Cocós e boas intenções jactam dejecções
afinal símiles, como autógrafas cópias mútuas.
Em pastelarias devastadas pelo futuro, cólicas
coléricas e bucoólicas interjeições gaseiam a costura
das gangas sentadas a bever a bola e a veber o licor.
Dos costumes nacionais daremos o ponto.
Agrafa-se-nos a agravada ciência da tristeza.
Sábado já, já noite, estoira a granada fria
da certeza: a gorda vanidade das feiras, poéticas
embora. Isto é: falar da Hora, não falar do Tempo.
X
Frangos e papagaios domésticos franjam a testa marítima
da cidadezinha que de sal faz luz e de luz, sal.
Caminham nórdicos e escoceses em demanda de bares.
Na marina, tainhas abocam quilhas oleosteoporosadas.
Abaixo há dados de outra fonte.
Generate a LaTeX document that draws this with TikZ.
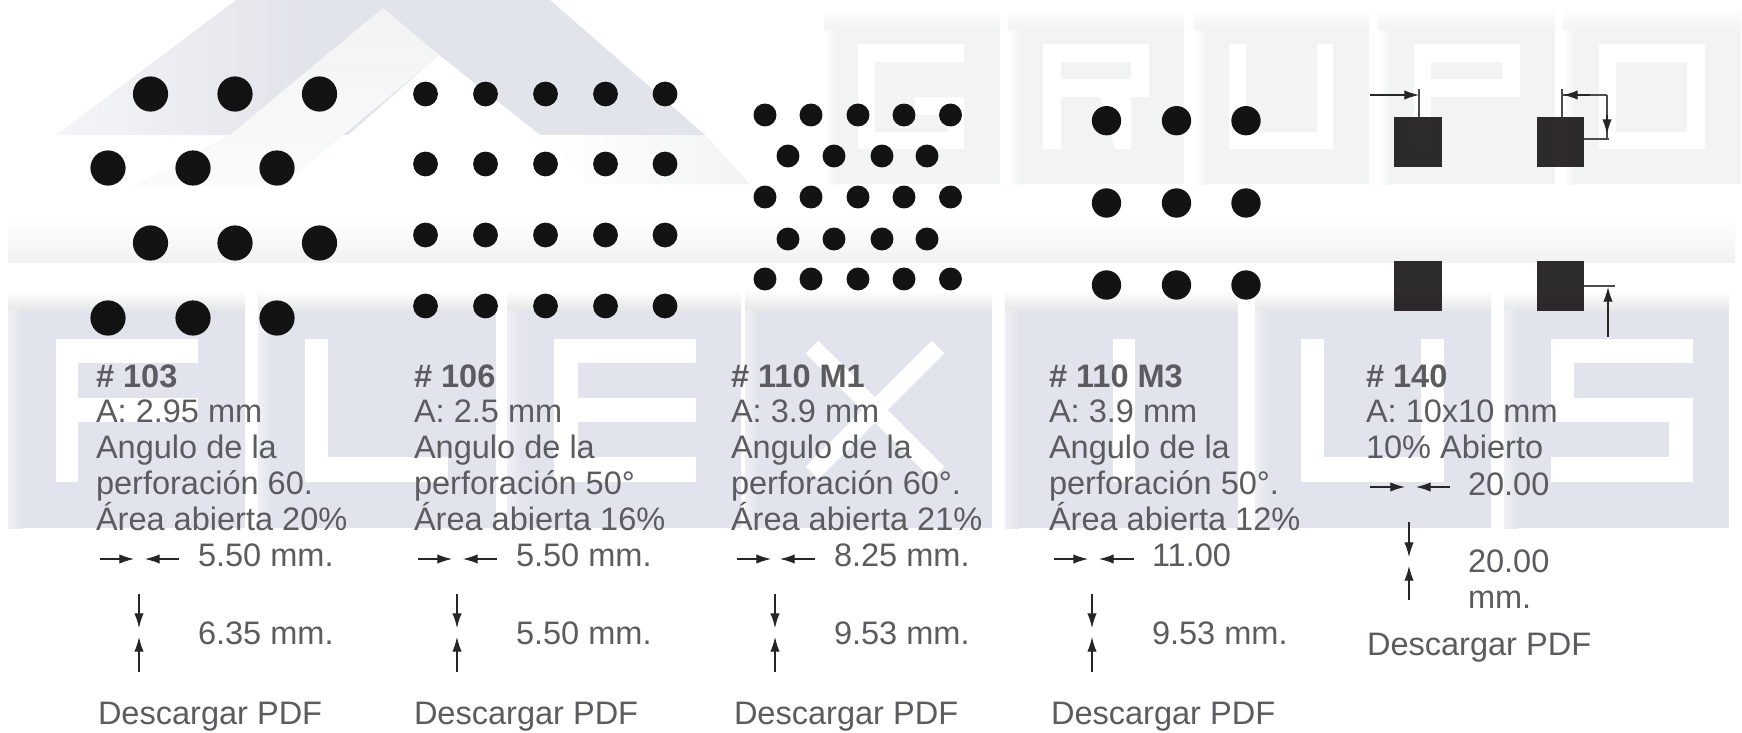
\documentclass[tikz,border=0pt]{standalone}
\usepackage{fontspec}
\setmainfont{Liberation Sans}
\usetikzlibrary{arrows.meta}
\definecolor{logoblue}{HTML}{E2E4EB}
\definecolor{blockblue}{HTML}{E1E4EC}
\definecolor{blockpale}{HTML}{F2F3F3}
\definecolor{ink}{HTML}{5A5C60}
\definecolor{dotink}{HTML}{0C0C0C}
\definecolor{squareink}{HTML}{1F1B1C}
\tikzset{
  x=.75pt, y=-.75pt,
  lbl/.style={anchor=base west, inner sep=0pt, outer sep=0pt, text=ink, font=\fontsize{24.4}{24.4}\selectfont},
  lblb/.style={lbl, font=\fontsize{24.4}{24.4}\selectfont\bfseries},
  dimline/.style={draw=black!85, line width=.9pt, -{Latex[length=11pt,width=7pt]}},
  thinline/.style={draw=black!70, line width=.9pt},
  holefill/.style={fill=dotink, opacity=.97},
  squarefill/.style={fill=squareink, opacity=.93},
  white letter/.style={fill=white}
}
% bottom block: x1 x2
\newcommand\lowblock[2]{%
  \fill[blockblue] (#1,310) rectangle (#2,528);
  \shade[top color=white!80!blockpale, bottom color=blockpale!95!black] (#1,292) rectangle (#2,310);
  \shade[left color=blockblue!55!white, right color=blockblue] (#1,310) rectangle ({#1+14},528);
}
% top block: x1 x2
\newcommand\highblock[2]{%
  \fill[blockpale] (#1,30) rectangle (#2,184);
  \shade[top color=white, bottom color=blockpale] (#1,8) rectangle (#2,30);
  \shade[left color=white, right color=blockpale] (#1,30) rectangle ({#1+12},184);
}
\newcommand\wbar[4]{\fill[white letter] (#1,#2) rectangle (#3,#4);}
\newcommand\gbar[4]{\fill[blockpale] (#1,#2) rectangle (#3,#4);}
\newcommand\dimarrow[3]{\coordinate (#1s) at #2; \coordinate (#1e) at #3; \draw[dimline] (#1s) -- (#1e);}
\newcommand\dimrule[3]{\coordinate (#1s) at #2; \coordinate (#1e) at #3; \draw[thinline] (#1s) -- (#1e);}
\begin{document}
\begin{tikzpicture}
\useasboundingbox (0,0) rectangle (1742,732);
\fill[white] (0,0) rectangle (1742,732);

% ---------- watermark: logo roof
\shade[left color=logoblue!35!white, right color=logoblue]
  (56,135) -- (236,0) -- (300,0) -- (300,135) -- cycle;
\fill[logoblue] (299,0) -- (550,0) -- (705,135) -- (299,135) -- cycle;
\shade[top color=blockpale, bottom color=white!60!blockpale]
  (383,8) -- (439,55) -- (283,185) -- (133,185) -- (230,135) -- cycle;
\fill[white] (439,55) -- (540,135) -- (589,183) -- (294,183) -- cycle;
\shade[left color=white, right color=blockpale]
  (540,135) -- (705,135) -- (750,184) -- (589,184) -- cycle;

% ---------- watermark: light strip
\shade[top color=white, bottom color=black!5.5] (8,220) rectangle (1735,262);

% ---------- watermark: GRUPO
\highblock{824}{1000}
\highblock{1008}{1184}
\highblock{1194}{1369}
\highblock{1378}{1555}
\highblock{1563}{1741}
% G
\wbar{858}{44}{964}{62}\wbar{858}{44}{875}{149}\wbar{858}{132}{964}{149}\wbar{948}{97}{964}{149}\wbar{915}{97}{964}{115}
% R
\wbar{1043}{44}{1149}{62}\wbar{1043}{44}{1061}{149}\wbar{1131}{44}{1149}{97}\wbar{1043}{79}{1149}{97}
\fill[white letter] (1100,97) -- (1131,97) -- (1131,149) -- (1115,149) -- cycle;
% U
\wbar{1229}{44}{1246}{149}\wbar{1317}{44}{1333}{149}\wbar{1229}{132}{1333}{149}
% P
\wbar{1414}{44}{1520}{62}\wbar{1414}{44}{1431}{149}\wbar{1502}{44}{1520}{97}\wbar{1414}{79}{1520}{97}
% O
\wbar{1599}{44}{1705}{149}\gbar{1616}{62}{1687}{132}

% ---------- watermark: FLEXIUS
\lowblock{8}{245}
\lowblock{258}{496}
\lowblock{507}{741}
\lowblock{745}{992}
\lowblock{1005}{1238}
\lowblock{1255}{1491}
\lowblock{1504}{1729}
% F
\wbar{56}{339}{198}{363}\wbar{56}{339}{78}{482}\wbar{56}{398}{198}{422}
% L
\wbar{305}{339}{328}{482}\wbar{305}{457}{448}{482}
% E
\wbar{554}{339}{578}{482}\wbar{554}{339}{696}{363}\wbar{554}{398}{696}{422}\wbar{554}{457}{696}{482}
% X
\draw[white, line width=13.5pt] (812,347) -- (938,473);
\draw[white, line width=13.5pt] (938,347) -- (812,473);
% I
\wbar{1113}{339}{1135}{482}
% U
\wbar{1301}{339}{1324}{482}\wbar{1421}{339}{1444}{482}\wbar{1301}{457}{1444}{482}
% S
\wbar{1551}{339}{1693}{363}\wbar{1551}{339}{1574}{422}\wbar{1551}{398}{1693}{422}\wbar{1669}{398}{1693}{482}\wbar{1551}{457}{1693}{482}

% ---------- hole patterns
% 103
\foreach \y in {94,243} \foreach \x in {150.5,235,319.5} \fill[holefill] (\x,\y) circle[radius=13.2pt];
\foreach \y in {168,318} \foreach \x in {108,193,277} \fill[holefill] (\x,\y) circle[radius=13.2pt];
% 106
\foreach \y in {94,164,235,306} \foreach \x in {425.5,485.5,545.5,605.5,665} \fill[holefill] (\x,\y) circle[radius=9.3pt];
% 110 M1
\foreach \y in {115,197,279} \foreach \x in {765,811,858,904,950.5} \fill[holefill] (\x,\y) circle[radius=8.6pt];
\foreach \y in {156,239} \foreach \x in {788,834,882,927} \fill[holefill] (\x,\y) circle[radius=8.6pt];
% 110 M3
\foreach \y in {120.7,203,285} \foreach \x in {1106.5,1176.5,1246} \fill[holefill] (\x,\y) circle[radius=11pt];
% 140
\fill[squarefill] (1394,117) rectangle (1442,167);
\fill[squarefill] (1537,117) rectangle (1584,167);
\fill[squarefill] (1394,261) rectangle (1442,311);
\fill[squarefill] (1537,261) rectangle (1584,311);

% pitch marks of 140
\dimrule{pa}{(1419,89)}{(1419,117)}
\dimarrow{pb}{(1370,95)}{(1419,95)}
\dimrule{pc}{(1562,89)}{(1562,117)}
\dimrule{pd}{(1562,95)}{(1607,95)}
\dimarrow{pe}{(1590,95)}{(1563,95)}
\dimrule{pf}{(1607,95)}{(1607,139)}
\dimarrow{pg}{(1607,115)}{(1607,134)}
\dimrule{ph}{(1584,139)}{(1609,139)}
\dimrule{pi}{(1584,286)}{(1615,286)}
\dimarrow{pj}{(1608,337)}{(1608,287)}

% ---------- captions, column 1
\node[lblb] (n1a) at (96,387) {\# 103};
\node[lbl] (n1b) at (96,422) {A: 2.95 mm};
\node[lbl] (n1c) at (96,458) {Angulo de la};
\node[lbl] (n1d) at (96,494) {perforación 60.};
\node[lbl] (n1e) at (96,530) {Área abierta 20\%};
\node[lbl] (n1f) at (198,566) {5.50 mm.};
\node[lbl] (n1g) at (198,644) {6.35 mm.};
\node[lbl] (n1h) at (98,724) {Descargar PDF};
% column 2
\node[lblb] (n2a) at (414,387) {\# 106};
\node[lbl] (n2b) at (414,422) {A: 2.5 mm};
\node[lbl] (n2c) at (414,458) {Angulo de la};
\node[lbl] (n2d) at (414,494) {perforación 50°};
\node[lbl] (n2e) at (414,530) {Área abierta 16\%};
\node[lbl] (n2f) at (516,566) {5.50 mm.};
\node[lbl] (n2g) at (516,644) {5.50 mm.};
\node[lbl] (n2h) at (414,724) {Descargar PDF};
% column 3
\node[lblb] (n3a) at (731,387) {\# 110 M1};
\node[lbl] (n3b) at (731,422) {A: 3.9 mm};
\node[lbl] (n3c) at (731,458) {Angulo de la};
\node[lbl] (n3d) at (731,494) {perforación 60°.};
\node[lbl] (n3e) at (731,530) {Área abierta 21\%};
\node[lbl] (n3f) at (834,566) {8.25 mm.};
\node[lbl] (n3g) at (834,644) {9.53 mm.};
\node[lbl] (n3h) at (734,724) {Descargar PDF};
% column 4
\node[lblb] (n4a) at (1049,387) {\# 110 M3};
\node[lbl] (n4b) at (1049,422) {A: 3.9 mm};
\node[lbl] (n4c) at (1049,458) {Angulo de la};
\node[lbl] (n4d) at (1049,494) {perforación 50°.};
\node[lbl] (n4e) at (1049,530) {Área abierta 12\%};
\node[lbl] (n4f) at (1152,566) {11.00};
\node[lbl] (n4g) at (1152,644) {9.53 mm.};
\node[lbl] (n4h) at (1051,724) {Descargar PDF};
% column 5
\node[lblb] (n5a) at (1366,387) {\# 140};
\node[lbl] (n5b) at (1366,422) {A: 10x10 mm};
\node[lbl] (n5c) at (1366,458) {10\% Abierto};
\node[lbl] (n5d) at (1468,495) {20.00};
\node[lbl] (n5e) at (1468,572) {20.00};
\node[lbl] (n5f) at (1468,608) {mm.};
\node[lbl] (n5g) at (1367,655) {Descargar PDF};

% ---------- pitch arrows beside captions
\dimarrow{a1}{(100,559)}{(134,559)}
\dimarrow{a2}{(179,559)}{(145,559)}
\dimarrow{a3}{(139,594)}{(139,628)}
\dimarrow{a4}{(139,672)}{(139,637)}
\dimarrow{b1}{(418,559)}{(452,559)}
\dimarrow{b2}{(497,559)}{(463,559)}
\dimarrow{b3}{(457,594)}{(457,628)}
\dimarrow{b4}{(457,672)}{(457,637)}
\dimarrow{c1}{(737,559)}{(771,559)}
\dimarrow{c2}{(815,559)}{(780,559)}
\dimarrow{c3}{(775,594)}{(775,628)}
\dimarrow{c4}{(775,672)}{(775,637)}
\dimarrow{d1}{(1054,559)}{(1088,559)}
\dimarrow{d2}{(1134,559)}{(1099,559)}
\dimarrow{d3}{(1092,594)}{(1092,628)}
\dimarrow{d4}{(1092,672)}{(1092,637)}
\dimarrow{e1}{(1370,487)}{(1405,487)}
\dimarrow{e2}{(1450,487)}{(1416,487)}
\dimarrow{e3}{(1409,522)}{(1409,557)}
\dimarrow{e4}{(1409,600)}{(1409,566)}
\end{tikzpicture}
\end{document}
É o sal do tempo no relógio da Câmara: ao lado,
o Partido Comunista Português vermelheja sindicalismos;
em baixo, tosse haxixe o arrumador cinquentão.
Estivadores bicepam cervejas degoladas à nascença.
É o sal da minha vida, é a luz da minha vida:
surdas músicas, sórdidas pinturas: megafonam
todas nas praças expostas ao perfil dos barcos:
ao invencível perfil de gazela dos barcos.
XI
A mais branca cal estampa-se a negro de viúvas
à igreja acorrendo a carpir seus operários
defuntos. Depois, breve, tudo passa: esse egipto
e essa hora. O sino tange, vibram os azulejos ao bronze.
Peça a peça, compõe a igreja seus brinquedos:
as pessoas de joelhos, ante as adorações do vinho
e da farinha. Quintais paroquiais à parte,
é uma fé boa, pois que só dói quando é precisa.
Da estratosfera, satélites infotográficos dirão
de massas de cor, povoados, savanas, árcticas
coisas de como nos juntamos para matarmos
e nos matarmos. E a branco ardermos mortos, à cal.